Akhir kegiatan ditutup dengan monolog Wawan Sofwan membacakan pleidoi Indonesia Menggugat dan orasi Muhidin M. ‘Gus Muh’ Dahlan. Dalam orasinya, Gus Muh mengikatkan pada titimangsa 7 Desember yang bertepatan dengan tanggal penutupan FIM 3.
Di tanggal itulah ‘Tokoh Kita’ yang disebut-sebut Gus Muh sebagai Tokoh Literasi 712, meninggal dunia dalam kesepian. Siapakah Tokoh Kita itu? Ya, dialah Tirto Adisoerjo atau Minke dalam novel tetralogi Pramoedya Ananta Toer. Tirto memberikan 2 warisan berharga kepada generasi muda saat ini: pertama, pers yang mandiri dan independen, dan kedua, rumah pergerakan modern.
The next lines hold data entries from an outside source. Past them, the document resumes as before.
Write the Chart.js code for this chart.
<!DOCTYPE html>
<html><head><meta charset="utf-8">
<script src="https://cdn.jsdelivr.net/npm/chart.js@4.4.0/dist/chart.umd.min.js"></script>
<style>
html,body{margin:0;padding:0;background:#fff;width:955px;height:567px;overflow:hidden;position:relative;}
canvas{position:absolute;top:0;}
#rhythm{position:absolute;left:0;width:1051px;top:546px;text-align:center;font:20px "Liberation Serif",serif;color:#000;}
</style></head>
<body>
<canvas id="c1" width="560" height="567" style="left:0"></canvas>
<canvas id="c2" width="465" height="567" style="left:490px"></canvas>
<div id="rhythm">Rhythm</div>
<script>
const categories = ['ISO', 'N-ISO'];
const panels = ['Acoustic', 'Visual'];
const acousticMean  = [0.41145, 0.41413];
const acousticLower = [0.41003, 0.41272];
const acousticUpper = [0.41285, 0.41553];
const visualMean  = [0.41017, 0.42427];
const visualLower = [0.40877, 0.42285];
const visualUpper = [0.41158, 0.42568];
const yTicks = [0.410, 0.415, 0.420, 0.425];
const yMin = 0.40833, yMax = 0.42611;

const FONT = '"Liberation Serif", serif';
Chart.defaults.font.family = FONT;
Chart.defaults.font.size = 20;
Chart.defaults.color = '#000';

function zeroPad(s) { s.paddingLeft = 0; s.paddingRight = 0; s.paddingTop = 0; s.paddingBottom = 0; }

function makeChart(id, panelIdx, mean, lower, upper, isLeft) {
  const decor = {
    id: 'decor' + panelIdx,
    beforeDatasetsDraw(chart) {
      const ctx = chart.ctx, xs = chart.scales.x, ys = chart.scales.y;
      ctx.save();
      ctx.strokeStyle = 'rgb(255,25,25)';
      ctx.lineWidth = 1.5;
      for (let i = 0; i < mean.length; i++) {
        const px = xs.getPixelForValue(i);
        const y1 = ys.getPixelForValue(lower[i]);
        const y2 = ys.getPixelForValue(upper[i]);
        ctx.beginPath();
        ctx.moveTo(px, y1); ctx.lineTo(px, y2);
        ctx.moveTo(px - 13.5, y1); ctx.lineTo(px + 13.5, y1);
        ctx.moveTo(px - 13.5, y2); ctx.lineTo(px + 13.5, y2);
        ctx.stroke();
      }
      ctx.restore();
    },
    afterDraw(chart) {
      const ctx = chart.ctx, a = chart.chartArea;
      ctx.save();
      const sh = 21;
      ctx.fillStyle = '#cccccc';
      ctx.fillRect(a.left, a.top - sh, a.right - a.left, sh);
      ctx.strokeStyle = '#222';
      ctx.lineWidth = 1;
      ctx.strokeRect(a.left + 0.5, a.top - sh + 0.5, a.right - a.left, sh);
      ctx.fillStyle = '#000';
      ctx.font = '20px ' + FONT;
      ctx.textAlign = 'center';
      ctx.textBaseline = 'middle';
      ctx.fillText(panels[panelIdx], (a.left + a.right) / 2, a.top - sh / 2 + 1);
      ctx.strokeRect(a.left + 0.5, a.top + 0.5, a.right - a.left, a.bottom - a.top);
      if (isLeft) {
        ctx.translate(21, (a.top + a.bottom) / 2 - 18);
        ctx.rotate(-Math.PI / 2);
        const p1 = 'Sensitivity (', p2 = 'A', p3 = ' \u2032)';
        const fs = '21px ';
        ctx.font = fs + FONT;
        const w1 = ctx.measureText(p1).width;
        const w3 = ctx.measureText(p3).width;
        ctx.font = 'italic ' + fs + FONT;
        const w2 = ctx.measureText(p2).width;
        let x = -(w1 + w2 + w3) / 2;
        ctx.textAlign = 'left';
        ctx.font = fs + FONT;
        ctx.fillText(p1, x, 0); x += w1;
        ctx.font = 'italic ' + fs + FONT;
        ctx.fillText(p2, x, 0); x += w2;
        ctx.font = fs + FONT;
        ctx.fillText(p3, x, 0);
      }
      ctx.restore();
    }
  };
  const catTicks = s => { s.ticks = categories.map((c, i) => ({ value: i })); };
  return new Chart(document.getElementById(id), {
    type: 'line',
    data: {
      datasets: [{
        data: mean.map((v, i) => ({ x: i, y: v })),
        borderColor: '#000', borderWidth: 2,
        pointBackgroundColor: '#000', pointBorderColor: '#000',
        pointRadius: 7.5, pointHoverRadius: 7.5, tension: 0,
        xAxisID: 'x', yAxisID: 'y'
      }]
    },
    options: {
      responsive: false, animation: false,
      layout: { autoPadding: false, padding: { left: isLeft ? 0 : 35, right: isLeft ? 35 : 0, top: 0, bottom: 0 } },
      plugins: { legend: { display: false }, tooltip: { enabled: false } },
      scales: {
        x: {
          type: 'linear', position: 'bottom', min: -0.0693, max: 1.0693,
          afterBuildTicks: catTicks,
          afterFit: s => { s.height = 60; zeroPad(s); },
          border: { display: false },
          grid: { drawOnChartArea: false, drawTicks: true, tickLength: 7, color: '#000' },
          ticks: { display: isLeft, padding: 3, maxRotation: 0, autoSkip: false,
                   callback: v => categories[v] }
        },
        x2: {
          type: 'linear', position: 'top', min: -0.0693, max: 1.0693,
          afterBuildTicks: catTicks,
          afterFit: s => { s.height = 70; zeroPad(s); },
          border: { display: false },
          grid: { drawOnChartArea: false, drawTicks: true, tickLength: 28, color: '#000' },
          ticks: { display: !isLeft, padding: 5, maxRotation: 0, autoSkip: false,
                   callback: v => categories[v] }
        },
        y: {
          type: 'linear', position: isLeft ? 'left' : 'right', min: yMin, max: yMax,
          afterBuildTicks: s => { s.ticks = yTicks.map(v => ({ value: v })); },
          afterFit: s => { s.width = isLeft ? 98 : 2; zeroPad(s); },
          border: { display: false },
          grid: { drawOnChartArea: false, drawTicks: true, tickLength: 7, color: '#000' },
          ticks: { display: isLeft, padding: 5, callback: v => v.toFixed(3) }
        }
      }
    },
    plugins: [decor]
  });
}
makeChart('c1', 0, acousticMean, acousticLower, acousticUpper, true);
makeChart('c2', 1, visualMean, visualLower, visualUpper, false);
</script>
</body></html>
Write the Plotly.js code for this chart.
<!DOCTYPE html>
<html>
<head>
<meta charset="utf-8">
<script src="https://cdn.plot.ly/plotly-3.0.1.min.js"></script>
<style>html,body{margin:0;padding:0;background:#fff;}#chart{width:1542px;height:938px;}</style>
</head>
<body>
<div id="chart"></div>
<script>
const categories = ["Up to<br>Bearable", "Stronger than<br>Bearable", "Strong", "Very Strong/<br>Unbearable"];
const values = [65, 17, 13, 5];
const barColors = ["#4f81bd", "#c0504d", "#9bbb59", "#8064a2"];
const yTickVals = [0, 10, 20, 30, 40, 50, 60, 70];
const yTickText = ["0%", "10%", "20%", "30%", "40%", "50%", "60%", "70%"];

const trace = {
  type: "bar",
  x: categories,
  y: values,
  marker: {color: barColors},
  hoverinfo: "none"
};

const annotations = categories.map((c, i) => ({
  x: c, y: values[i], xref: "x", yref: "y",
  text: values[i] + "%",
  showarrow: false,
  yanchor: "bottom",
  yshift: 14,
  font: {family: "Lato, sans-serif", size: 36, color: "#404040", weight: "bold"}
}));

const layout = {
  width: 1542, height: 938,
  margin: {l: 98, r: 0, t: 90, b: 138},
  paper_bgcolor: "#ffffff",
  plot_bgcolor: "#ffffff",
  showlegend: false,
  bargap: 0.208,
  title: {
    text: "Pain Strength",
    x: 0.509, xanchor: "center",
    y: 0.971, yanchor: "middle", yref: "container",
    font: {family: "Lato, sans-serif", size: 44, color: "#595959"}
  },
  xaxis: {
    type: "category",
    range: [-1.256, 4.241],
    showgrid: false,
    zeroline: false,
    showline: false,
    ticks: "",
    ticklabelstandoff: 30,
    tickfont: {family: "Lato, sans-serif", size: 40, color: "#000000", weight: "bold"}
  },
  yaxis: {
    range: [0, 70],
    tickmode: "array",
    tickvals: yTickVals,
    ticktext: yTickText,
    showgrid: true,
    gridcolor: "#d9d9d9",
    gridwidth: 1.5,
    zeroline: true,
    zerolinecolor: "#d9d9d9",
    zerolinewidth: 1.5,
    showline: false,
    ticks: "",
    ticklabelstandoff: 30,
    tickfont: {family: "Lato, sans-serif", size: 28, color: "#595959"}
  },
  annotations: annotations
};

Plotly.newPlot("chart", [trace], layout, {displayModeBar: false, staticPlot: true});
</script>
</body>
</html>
Akhir dari seluruh FIM 3 sebelum bubar jalan yaitu kami seluruhnya diajak berkumpul di ruang panggung acara oleh Bilven dan Furqon. Di sanalah dirembukkan bagaimana kisah selanjutnya FIM ini. Komentar satu persatu melontarkan pertemuan rutin tetap diadakan sebulan sekali, ada yang langsung membuat festival per 3 bulan, dan lain sebagainya. Namun sejak 2016, pertemuan rutin dan festival serupa FIM 3 ini masih belum terwujud hingga kini seiring Gedung Indonesia Menggugat yang semakin sepi dari kegiatan-kegiatan publik. Salambuku!